>>

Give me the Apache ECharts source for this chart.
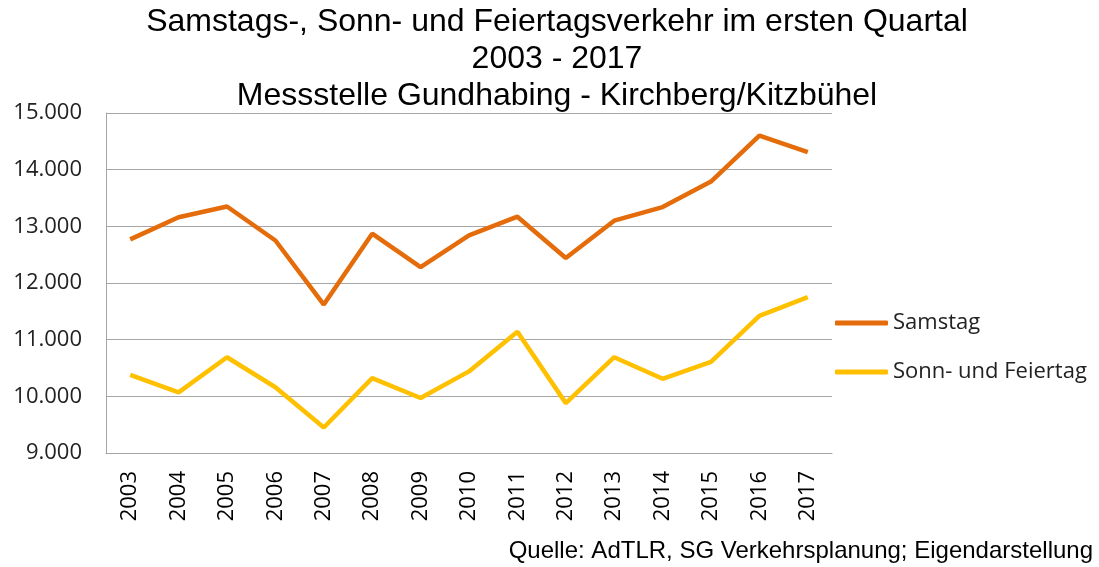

<<
>>

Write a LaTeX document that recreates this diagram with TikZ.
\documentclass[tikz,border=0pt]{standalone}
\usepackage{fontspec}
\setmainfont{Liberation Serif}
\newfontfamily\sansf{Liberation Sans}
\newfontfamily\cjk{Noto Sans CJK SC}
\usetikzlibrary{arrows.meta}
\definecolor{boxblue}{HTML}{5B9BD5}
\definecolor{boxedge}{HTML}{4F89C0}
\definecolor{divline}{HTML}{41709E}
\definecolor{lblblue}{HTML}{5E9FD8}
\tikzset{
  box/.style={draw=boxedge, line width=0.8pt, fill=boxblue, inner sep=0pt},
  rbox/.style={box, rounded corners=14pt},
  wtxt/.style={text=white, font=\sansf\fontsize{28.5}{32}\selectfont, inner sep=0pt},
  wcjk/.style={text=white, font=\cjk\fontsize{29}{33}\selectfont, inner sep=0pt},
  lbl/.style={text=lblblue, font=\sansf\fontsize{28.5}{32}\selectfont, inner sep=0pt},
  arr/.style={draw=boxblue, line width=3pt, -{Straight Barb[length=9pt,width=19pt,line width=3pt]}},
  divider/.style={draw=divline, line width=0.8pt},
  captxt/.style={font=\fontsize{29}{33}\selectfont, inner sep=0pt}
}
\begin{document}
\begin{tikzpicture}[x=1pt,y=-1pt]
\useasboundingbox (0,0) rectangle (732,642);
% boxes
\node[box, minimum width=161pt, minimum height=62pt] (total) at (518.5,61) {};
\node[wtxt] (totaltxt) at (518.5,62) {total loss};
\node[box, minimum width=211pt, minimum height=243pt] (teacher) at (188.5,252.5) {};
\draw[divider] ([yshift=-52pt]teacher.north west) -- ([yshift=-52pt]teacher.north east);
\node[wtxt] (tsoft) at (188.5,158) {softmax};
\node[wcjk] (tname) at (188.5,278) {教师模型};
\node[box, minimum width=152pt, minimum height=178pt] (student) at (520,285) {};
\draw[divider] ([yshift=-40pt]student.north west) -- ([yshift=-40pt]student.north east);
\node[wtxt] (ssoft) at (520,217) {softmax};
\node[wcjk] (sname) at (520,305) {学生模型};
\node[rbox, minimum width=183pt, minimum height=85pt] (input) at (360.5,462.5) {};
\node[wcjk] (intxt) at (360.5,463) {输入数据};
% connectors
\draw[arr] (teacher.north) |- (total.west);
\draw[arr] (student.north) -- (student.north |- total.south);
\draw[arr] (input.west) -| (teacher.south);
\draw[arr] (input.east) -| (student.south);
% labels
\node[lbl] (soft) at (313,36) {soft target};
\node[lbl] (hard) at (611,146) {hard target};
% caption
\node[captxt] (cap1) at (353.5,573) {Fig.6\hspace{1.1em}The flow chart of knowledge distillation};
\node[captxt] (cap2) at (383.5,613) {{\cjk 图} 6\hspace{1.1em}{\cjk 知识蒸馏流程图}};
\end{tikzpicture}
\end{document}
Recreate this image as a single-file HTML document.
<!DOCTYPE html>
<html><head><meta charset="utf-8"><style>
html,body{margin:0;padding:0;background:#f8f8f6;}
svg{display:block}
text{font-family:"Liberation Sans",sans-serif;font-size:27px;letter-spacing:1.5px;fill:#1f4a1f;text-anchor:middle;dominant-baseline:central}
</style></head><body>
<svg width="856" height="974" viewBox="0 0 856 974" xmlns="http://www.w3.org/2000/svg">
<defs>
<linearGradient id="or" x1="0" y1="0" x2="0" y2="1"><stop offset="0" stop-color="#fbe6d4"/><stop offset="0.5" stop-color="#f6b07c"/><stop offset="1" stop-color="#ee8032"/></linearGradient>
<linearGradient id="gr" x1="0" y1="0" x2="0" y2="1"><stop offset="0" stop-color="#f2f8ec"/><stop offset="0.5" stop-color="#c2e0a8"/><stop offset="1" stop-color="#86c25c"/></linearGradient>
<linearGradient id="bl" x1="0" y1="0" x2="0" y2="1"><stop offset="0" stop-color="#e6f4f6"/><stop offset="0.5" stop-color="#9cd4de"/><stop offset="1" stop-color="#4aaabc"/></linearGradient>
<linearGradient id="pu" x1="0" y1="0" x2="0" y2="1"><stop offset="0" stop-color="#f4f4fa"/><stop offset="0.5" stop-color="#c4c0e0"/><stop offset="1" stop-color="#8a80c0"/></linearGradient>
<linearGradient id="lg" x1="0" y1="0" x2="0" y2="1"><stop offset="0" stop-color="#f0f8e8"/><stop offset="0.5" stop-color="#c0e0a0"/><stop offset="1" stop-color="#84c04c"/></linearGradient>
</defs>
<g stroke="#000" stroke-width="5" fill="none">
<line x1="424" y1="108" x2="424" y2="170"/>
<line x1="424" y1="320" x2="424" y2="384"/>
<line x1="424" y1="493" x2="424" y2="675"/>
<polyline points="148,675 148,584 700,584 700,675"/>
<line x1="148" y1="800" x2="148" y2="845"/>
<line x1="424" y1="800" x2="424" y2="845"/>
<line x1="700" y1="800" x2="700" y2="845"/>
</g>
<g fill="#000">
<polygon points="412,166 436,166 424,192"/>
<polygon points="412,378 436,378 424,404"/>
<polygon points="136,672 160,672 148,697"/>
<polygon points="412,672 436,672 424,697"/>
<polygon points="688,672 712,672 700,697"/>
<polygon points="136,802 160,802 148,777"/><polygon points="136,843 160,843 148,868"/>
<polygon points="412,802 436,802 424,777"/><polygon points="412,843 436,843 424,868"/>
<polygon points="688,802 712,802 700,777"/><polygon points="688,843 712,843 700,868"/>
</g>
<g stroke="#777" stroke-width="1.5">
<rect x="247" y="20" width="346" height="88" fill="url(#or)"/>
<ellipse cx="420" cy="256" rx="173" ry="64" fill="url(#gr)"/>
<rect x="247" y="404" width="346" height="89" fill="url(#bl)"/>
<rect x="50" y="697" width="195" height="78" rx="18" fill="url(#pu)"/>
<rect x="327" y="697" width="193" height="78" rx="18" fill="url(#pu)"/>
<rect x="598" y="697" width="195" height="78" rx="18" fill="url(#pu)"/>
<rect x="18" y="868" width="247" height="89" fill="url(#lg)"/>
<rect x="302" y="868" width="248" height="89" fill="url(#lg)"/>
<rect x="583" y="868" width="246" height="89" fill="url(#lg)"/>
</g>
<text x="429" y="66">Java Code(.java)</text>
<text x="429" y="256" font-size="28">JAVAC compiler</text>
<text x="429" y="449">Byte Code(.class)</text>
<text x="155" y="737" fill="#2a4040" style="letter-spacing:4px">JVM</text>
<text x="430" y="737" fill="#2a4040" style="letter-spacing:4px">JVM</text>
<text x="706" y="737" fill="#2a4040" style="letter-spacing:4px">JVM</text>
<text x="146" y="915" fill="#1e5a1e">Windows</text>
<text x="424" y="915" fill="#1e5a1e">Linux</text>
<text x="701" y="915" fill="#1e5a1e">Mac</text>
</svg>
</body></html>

<<

- [Instructions to follow]: Go through the records. Copy each line where "chart" appears.

- [Result]:
Give me the Apache ECharts source for this chart.
\node[captxt] (cap1) at (353.5,573) {Fig.6\hspace{1.1em}The flow chart of knowledge distillation};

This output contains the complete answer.